木村美紀著による『皇帝の漢方薬図鑑』は、漢方に興味はあるけれど、なんだかとっつきづらそうで……なんて思っている人にピッタリな一冊! この本には全54種類の「漢方薬キャラクター」がユーモラスな姿で登場し、それぞれの漢方薬が持つ特徴や効能について教えてくれるんです。
全体的にはおとぎ話のような絵巻物的大図鑑になっている本書。主人公の女の子は漢方皇帝とともに、「頭ノ国」「腹ノ国」「総身ノ国」「肌ノ国」「婦人ノ国」「心ノ国」という6つの漢方の国を旅します。それぞれの国では「ショウジョウ」と呼ばれる小さな生き物たちが「かぜ」や「便秘」などの症状に悩まされているのですが、そこに現れるのが「漢方薬キャラクター」。各自が持つチカラを活かし、困っているショウジョウたちを救います。
漢方の国をめぐる旅を終えると、漢方薬キャラクターを1ページごとに紹介する「キャラクターファイル」の章へと続きます。「かぜ」ひとつをとっても、「桂枝湯(ケイシトウ)」「葛根湯(カッコントウ)」「小柴胡湯(ショウサイコトウ)」など何種類もが存在する漢方薬。どれを選ぶべきか私たち素人には見極めが難しいですが、本書では54種類の漢方薬キャラクターたちが図鑑形式で解説されているので、この薬はどんな症状に適しているか、どんな効果や副作用があるかなど、わかりやすく知ることができます。

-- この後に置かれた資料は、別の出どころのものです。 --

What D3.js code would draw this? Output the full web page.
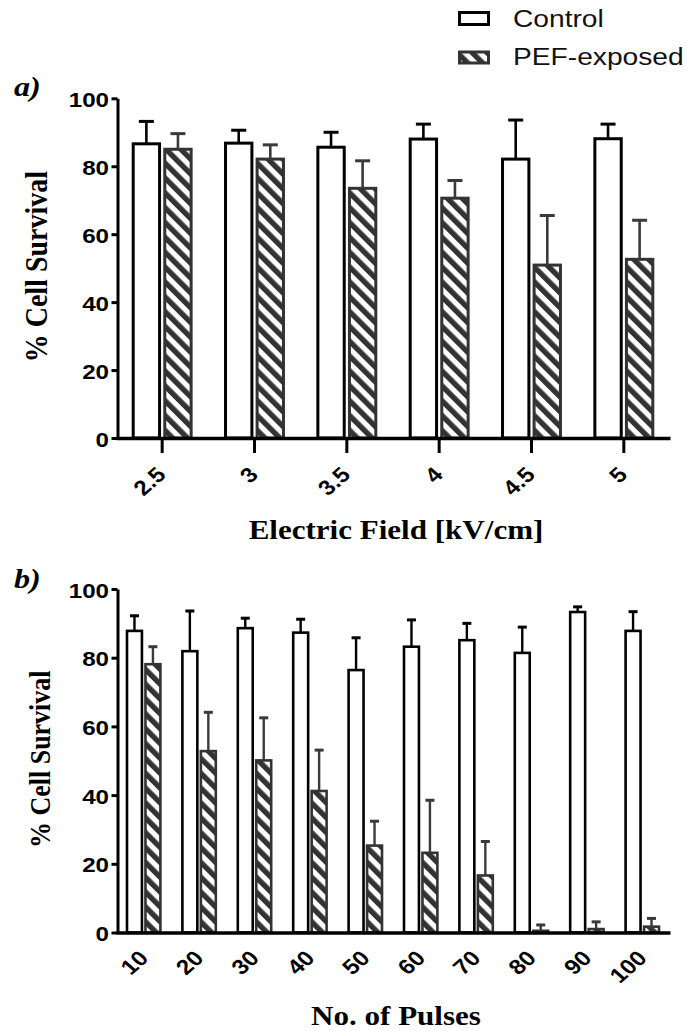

漢方薬キャラクターはどれも、含まれている生薬をあらわす造形をしていたり、仙人や精霊、神仏などをモチーフにしていたりと興味深いものばかり。たとえば「頭ノ国」に登場する「荊芥連翹湯(ケイガイレンギョウトウ)」は、慢性的な鼻づまりをよくしてくれ、鼻炎やにきびに効くとされる漢方薬。主薬の荊芥がシソ科の植物の花穂であることから、漢方薬キャラクターには頭に花をつけ、手足が植物になっている着物姿の花の精が描かれています。
また、「腹ノ国」に出てくる、のぼせと便秘に効果的な「桃核承気湯(トウカクジョウキトウ)」。主薬がモモなどの種子「桃仁(トウニン)」であること、女性の月経不順や月経困難庄にも使われることから、桃の顔をしたかわいらしいお姫様が漢方薬キャラクターとなっています。
文字の情報ばかりでは頭に入りづらいものも、ゆるくて愛らしいキャラクターとして視覚的に提示されることですっと頭に入ってくる……こうした点は本書の大きな魅力のひとつといえるでしょう。
ほかにも「漢方薬とは」「漢方医学の歴史」といった読み物や、生薬30種類を写真付きで解説した生薬一覧を掲載する「漢方薬の基礎知識」という章もあったりと、漢方薬の入門書として至れり尽くせり。老若男女、幅広い読者にむけた、楽しくてためになる『皇帝の漢方薬図鑑』。皆さんも本書を通じて、漢方薬を知る旅へと出かけましょう!